Lewis D’Vorkin, the embattled editor in chief of The Los Angeles Times, is being replaced by veteran Chicago journalist Jim Kirk in a dramatic shakeup at the newspaper that follows weeks of tumult in the newsroom.
The newspaper’s parent, Chicago-based Tronc, confirmed the move late Sunday. Kirk, 52, who joined Tronc in August, is a former editor and publisher of The Chicago Sun-Times who briefly served as interim editor at the Times ahead of D’Vorkin’s appointment less than five months ago.
D’Vorkin, 65, will become Tronc’s chief content officer.

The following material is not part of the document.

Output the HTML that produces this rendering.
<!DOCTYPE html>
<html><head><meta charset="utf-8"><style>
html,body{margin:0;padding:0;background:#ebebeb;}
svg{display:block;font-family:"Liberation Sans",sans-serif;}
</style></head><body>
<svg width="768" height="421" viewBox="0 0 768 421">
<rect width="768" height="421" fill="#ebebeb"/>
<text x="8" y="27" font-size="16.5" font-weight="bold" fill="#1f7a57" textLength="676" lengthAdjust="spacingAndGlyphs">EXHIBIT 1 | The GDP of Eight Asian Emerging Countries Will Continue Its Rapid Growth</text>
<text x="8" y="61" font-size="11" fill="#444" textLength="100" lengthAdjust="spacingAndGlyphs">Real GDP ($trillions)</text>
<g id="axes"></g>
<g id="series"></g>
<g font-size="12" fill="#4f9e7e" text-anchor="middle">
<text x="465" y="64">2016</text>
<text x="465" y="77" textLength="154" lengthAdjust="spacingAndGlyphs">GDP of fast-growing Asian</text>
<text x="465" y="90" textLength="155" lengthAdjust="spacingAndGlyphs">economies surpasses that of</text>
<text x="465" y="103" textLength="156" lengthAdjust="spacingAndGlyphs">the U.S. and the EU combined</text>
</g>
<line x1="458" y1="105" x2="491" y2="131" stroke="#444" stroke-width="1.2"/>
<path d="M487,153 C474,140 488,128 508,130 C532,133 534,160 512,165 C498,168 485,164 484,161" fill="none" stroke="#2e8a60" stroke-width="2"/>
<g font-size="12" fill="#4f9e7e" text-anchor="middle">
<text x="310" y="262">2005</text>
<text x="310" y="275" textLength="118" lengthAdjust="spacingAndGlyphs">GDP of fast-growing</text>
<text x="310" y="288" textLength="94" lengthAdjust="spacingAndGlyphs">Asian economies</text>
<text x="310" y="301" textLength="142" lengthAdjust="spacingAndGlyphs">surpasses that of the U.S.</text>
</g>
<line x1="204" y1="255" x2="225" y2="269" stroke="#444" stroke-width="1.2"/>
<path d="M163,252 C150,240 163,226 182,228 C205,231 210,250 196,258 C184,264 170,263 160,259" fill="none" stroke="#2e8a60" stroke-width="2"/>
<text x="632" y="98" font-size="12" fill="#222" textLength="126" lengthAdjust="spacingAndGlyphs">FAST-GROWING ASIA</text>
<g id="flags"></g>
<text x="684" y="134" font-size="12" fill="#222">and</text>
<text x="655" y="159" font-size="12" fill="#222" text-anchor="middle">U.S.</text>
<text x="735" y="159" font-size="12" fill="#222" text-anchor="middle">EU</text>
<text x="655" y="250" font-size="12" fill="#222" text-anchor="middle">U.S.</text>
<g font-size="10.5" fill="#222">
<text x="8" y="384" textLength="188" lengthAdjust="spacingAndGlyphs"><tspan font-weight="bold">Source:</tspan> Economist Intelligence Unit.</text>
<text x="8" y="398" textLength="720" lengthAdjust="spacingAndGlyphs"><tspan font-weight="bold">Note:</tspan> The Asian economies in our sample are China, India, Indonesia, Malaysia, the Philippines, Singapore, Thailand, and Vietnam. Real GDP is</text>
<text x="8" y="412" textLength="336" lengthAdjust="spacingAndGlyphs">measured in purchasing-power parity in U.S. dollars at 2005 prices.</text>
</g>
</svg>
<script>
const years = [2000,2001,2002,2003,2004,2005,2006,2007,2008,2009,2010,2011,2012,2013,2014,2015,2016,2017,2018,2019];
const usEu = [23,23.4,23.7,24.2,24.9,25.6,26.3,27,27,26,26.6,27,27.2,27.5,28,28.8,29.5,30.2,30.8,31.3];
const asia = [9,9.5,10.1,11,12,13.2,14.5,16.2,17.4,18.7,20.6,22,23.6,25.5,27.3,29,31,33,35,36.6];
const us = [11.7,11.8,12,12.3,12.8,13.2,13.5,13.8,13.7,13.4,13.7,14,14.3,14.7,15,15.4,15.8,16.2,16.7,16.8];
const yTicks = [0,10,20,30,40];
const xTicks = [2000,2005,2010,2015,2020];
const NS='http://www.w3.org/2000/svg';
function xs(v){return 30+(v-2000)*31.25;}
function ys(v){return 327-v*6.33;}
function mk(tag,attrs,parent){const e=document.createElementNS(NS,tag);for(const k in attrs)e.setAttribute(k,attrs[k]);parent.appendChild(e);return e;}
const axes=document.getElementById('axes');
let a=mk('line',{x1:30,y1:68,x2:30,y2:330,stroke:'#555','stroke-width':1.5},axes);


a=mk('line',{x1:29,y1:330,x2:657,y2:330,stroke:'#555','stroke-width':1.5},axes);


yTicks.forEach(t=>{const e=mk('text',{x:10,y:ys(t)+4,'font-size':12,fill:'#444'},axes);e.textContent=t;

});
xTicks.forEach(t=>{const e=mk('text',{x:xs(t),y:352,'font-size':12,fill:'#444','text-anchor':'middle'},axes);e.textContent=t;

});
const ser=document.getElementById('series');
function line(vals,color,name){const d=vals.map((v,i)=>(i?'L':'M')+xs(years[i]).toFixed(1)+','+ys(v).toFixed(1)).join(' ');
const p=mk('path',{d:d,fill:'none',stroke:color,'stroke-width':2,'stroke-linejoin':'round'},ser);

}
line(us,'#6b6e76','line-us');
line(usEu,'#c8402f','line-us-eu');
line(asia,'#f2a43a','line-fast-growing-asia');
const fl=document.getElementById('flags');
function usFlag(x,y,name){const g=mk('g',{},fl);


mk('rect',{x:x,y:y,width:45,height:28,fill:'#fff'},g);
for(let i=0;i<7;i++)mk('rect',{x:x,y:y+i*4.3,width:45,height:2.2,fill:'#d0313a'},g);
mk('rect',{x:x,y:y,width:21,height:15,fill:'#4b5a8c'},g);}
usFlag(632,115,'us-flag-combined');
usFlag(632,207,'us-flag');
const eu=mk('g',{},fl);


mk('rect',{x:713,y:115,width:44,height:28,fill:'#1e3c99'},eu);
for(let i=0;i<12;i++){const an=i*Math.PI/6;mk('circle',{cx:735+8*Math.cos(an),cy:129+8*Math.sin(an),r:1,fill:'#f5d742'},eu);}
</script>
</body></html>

As NPR’s David Folkenflik reports, “These moves follow intense newsroom anger over D’Vorkin’s [handling] of the paper’s coverage of Disney; amorphous plans to supplement Los Angeles Times and Tronc content with non-newsroom writers and content partners; and D’Vorkin’s obsessive reaction to newsroom leaks and controversies.”

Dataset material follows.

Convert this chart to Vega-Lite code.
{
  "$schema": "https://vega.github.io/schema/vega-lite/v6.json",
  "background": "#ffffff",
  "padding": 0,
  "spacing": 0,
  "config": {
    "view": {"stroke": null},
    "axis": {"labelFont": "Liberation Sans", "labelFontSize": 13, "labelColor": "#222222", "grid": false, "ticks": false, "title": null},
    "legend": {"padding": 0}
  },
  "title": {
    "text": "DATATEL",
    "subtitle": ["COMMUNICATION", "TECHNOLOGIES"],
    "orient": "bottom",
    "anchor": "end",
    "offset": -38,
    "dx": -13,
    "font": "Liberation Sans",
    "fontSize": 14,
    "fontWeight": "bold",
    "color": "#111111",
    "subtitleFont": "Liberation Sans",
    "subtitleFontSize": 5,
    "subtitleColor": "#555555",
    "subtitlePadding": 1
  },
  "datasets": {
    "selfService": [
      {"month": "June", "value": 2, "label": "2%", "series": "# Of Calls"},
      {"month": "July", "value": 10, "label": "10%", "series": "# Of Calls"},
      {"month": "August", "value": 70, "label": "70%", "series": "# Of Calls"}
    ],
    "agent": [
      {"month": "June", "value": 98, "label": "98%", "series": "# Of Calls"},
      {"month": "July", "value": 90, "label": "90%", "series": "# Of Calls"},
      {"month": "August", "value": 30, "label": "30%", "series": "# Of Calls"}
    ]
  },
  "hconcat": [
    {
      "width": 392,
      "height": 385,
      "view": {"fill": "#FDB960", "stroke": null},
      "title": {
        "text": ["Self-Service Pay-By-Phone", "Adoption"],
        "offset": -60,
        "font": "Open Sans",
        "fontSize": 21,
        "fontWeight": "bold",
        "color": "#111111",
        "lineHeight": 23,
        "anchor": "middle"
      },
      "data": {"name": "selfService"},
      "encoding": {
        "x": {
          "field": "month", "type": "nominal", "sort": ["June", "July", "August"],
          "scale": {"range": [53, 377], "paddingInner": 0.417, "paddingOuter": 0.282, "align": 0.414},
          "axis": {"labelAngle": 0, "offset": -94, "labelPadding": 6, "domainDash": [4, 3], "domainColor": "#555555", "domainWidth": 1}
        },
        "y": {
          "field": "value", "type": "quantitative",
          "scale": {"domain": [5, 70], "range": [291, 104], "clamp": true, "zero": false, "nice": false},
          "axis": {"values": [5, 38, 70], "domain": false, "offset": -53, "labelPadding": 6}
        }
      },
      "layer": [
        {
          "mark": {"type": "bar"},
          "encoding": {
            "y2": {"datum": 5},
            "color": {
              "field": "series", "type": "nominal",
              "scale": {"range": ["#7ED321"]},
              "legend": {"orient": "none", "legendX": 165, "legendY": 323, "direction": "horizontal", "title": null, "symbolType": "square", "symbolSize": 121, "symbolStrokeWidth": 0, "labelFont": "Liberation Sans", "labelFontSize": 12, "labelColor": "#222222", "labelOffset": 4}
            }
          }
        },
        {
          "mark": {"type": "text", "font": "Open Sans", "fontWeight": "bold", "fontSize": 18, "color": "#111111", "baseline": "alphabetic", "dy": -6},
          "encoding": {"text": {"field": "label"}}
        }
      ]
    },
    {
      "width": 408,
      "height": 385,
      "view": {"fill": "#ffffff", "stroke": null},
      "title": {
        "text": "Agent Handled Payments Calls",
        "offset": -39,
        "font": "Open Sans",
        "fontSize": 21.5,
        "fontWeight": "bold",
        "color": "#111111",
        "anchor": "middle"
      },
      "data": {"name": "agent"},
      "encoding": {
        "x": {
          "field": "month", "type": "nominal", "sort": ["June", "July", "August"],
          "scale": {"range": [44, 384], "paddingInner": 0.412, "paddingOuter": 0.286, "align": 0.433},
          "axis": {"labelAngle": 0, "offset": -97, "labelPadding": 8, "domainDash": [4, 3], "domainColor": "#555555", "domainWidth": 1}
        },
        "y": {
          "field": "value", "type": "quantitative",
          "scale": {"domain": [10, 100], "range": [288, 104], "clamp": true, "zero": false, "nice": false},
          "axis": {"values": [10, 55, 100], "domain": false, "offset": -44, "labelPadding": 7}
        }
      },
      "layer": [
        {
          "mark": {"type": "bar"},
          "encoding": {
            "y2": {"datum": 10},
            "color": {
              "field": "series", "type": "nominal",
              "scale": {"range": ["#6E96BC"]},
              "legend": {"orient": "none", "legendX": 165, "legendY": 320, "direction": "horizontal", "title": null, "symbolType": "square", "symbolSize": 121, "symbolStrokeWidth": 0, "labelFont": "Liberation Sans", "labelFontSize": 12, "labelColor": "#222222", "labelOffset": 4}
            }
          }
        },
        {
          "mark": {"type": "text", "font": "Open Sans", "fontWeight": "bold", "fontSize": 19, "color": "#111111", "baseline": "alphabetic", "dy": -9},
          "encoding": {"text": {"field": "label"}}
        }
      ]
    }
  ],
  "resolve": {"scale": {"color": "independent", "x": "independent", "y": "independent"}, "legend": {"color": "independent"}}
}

Previously, while chief product officer at Forbes, D’Vorkin sought to open up advertising streams by allowing advertisers to contribute material alongside the magazine’s own articles, according to The New York Times.

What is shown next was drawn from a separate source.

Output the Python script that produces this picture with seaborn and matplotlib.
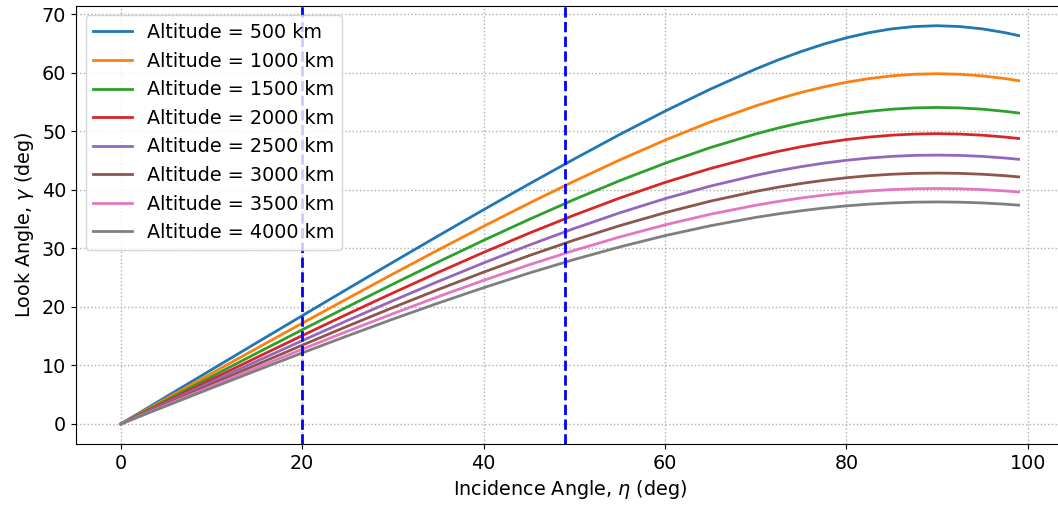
import matplotlib
matplotlib.use("Agg")
import matplotlib.pyplot as plt
import pandas as pd
import seaborn as sns

# Incidence angle samples (deg)
incidence = [0, 5, 10, 15, 20, 25, 30, 35, 40, 45, 50, 55, 60, 65, 70,
             72.5, 75, 77.5, 80, 82.5, 85, 87.5, 90, 92.5, 95, 97.5, 99]

# Look angle (deg) for each orbital altitude
look_500 = [0, 4.64, 9.27, 13.89, 18.49, 23.07, 27.62, 32.13, 36.59, 40.97, 45.26, 49.43,
            53.42, 57.18, 60.62, 62.18, 63.60, 64.87, 65.95, 66.83, 67.48, 67.88, 68.02,
            67.88, 67.48, 66.83, 66.33]
look_1000 = [0, 4.32, 8.63, 12.93, 17.20, 21.43, 25.61, 29.73, 33.76, 37.68, 41.47, 45.08,
             48.47, 51.58, 54.32, 55.53, 56.62, 57.56, 58.36, 58.99, 59.45, 59.73, 59.82,
             59.73, 59.45, 58.99, 58.63]
look_1500 = [0, 4.05, 8.08, 12.10, 16.08, 20.01, 23.88, 27.67, 31.36, 34.92, 38.34, 41.54,
             44.52, 47.20, 49.53, 50.55, 51.45, 52.22, 52.89, 53.39, 53.76, 53.98, 54.06,
             53.98, 53.76, 53.39, 53.11]
look_2000 = [0, 3.80, 7.60, 11.36, 15.09, 18.77, 22.37, 25.89, 29.30, 32.57, 35.67, 38.58,
             41.25, 43.63, 45.67, 46.56, 47.34, 48.01, 48.57, 49.00, 49.32, 49.51, 49.58,
             49.51, 49.32, 49.00, 48.76]
look_2500 = [0, 3.59, 7.17, 10.72, 14.22, 17.68, 21.05, 24.34, 27.50, 30.53, 33.39, 36.05,
             38.48, 40.62, 42.46, 43.25, 43.94, 44.54, 45.03, 45.42, 45.70, 45.87, 45.92,
             45.87, 45.70, 45.42, 45.20]
look_3000 = [0, 3.40, 6.78, 10.14, 13.45, 16.70, 19.88, 22.96, 25.92, 28.74, 31.40, 33.86,
             36.08, 38.05, 39.72, 40.44, 41.07, 41.60, 42.05, 42.40, 42.65, 42.80, 42.85,
             42.80, 42.65, 42.40, 42.20]
look_3500 = [0, 3.23, 6.44, 9.62, 12.76, 15.84, 18.83, 21.74, 24.52, 27.17, 29.64, 31.93,
             34.00, 35.82, 37.35, 38.01, 38.59, 39.08, 39.48, 39.80, 40.03, 40.17, 40.22,
             40.17, 40.03, 39.80, 39.62]
look_4000 = [0, 3.07, 6.13, 9.15, 12.13, 15.05, 17.90, 20.64, 23.27, 25.76, 28.09, 30.23,
             32.16, 33.85, 35.28, 35.88, 36.41, 36.87, 37.25, 37.54, 37.75, 37.88, 37.92,
             37.88, 37.75, 37.54, 37.37]

altitudes = [500, 1000, 1500, 2000, 2500, 3000, 3500, 4000]
look_angles = [look_500, look_1000, look_1500, look_2000,
               look_2500, look_3000, look_3500, look_4000]

# Incidence-angle limits marked on the plot
eta_limits = [20, 49]

frames = []
for alt, vals in zip(altitudes, look_angles):
    frames.append(pd.DataFrame({
        "incidence": incidence,
        "look": vals,
        "label": f"Altitude = {alt} km",
    }))
df = pd.concat(frames, ignore_index=True)
labels = [f"Altitude = {a} km" for a in altitudes]

plt.rcParams["font.family"] = ["DejaVu Sans"]
plt.rcParams["font.size"] = 13.8

fig, ax = plt.subplots(figsize=(10.58, 5.09), dpi=100)
sns.lineplot(data=df, x="incidence", y="look", hue="label", hue_order=labels,
             palette="tab10", linewidth=2, ax=ax, sort=False)

for x in eta_limits:
    ax.axvline(x, color="blue", linestyle="--", linewidth=2)

ax.grid(True, linestyle=":", color="#b0b0b0", linewidth=1)
ax.set_xlabel(r"Incidence Angle, $\eta$ (deg)")
ax.set_ylabel(r"Look Angle, $\gamma$ (deg)")
ax.legend(loc="upper left", title=None)

# The plot area runs slightly past the right edge of the canvas
fig.subplots_adjust(left=0.0718, right=1.0052, top=0.9886, bottom=0.128)
fig.savefig("out.png", dpi=100)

Further, The Los Angeles Times reports that the newly unionized newsroom, “has become alarmed by the hiring in recent months of several news executives who report to business executives — not editors in the newsroom. But those hires have not been announced to the newsroom, sparking suspicion about the company’s motives for the new team.”
Last August, the newspaper’s executive editor and publisher, Davan Maharaj and his deputy, Marc Duvoisin, were abruptly fired following the arrival of a new publisher and CEO, Ross Levinsohn. They had also faced accusations (which they denied) that they delayed publication of one of the paper’s investigative projects on the University of Southern California over business concerns.
D’Vorkin’s standing was also undermined by NPR’s investigation earlier this month of his patron and former business partner Levinsohn.
Levinsohn is now on leave and under review by Tronc after NPR uncovered a pattern of accusations of workplace misconduct, including two sexual harassment lawsuits in which he was a defendant. Levinsohn called the accusations “lies” in a phone call with NPR CEO Jarl Mohn.
D’Vorkin was also criticized for his handling of a dispute between Times journalists and the Walt Disney Company, who banned its reporters from attending advance screenings of films after the Times published an investigative series alleging that Disney got favorable deals from the city of Anaheim, where Disneyland Park is located.
Tronc is also expected to announce new newsroom leadership for the New York Daily News. Its managing editor, Robert Moore, and top Sunday editor, Alex “Doc” Jones, were placed under investigation after NPR’s inquiry about a detailed harassment complaint was filed against Moore in late December. That inquiry led to the investigation of Moore and ultimately Jones, as other complaints surfaced against both men, according to current and former Daily News staffers.
Moore remains on the job; however, according to multiple newsroom sources contacted by NPR, Jones has been suspended.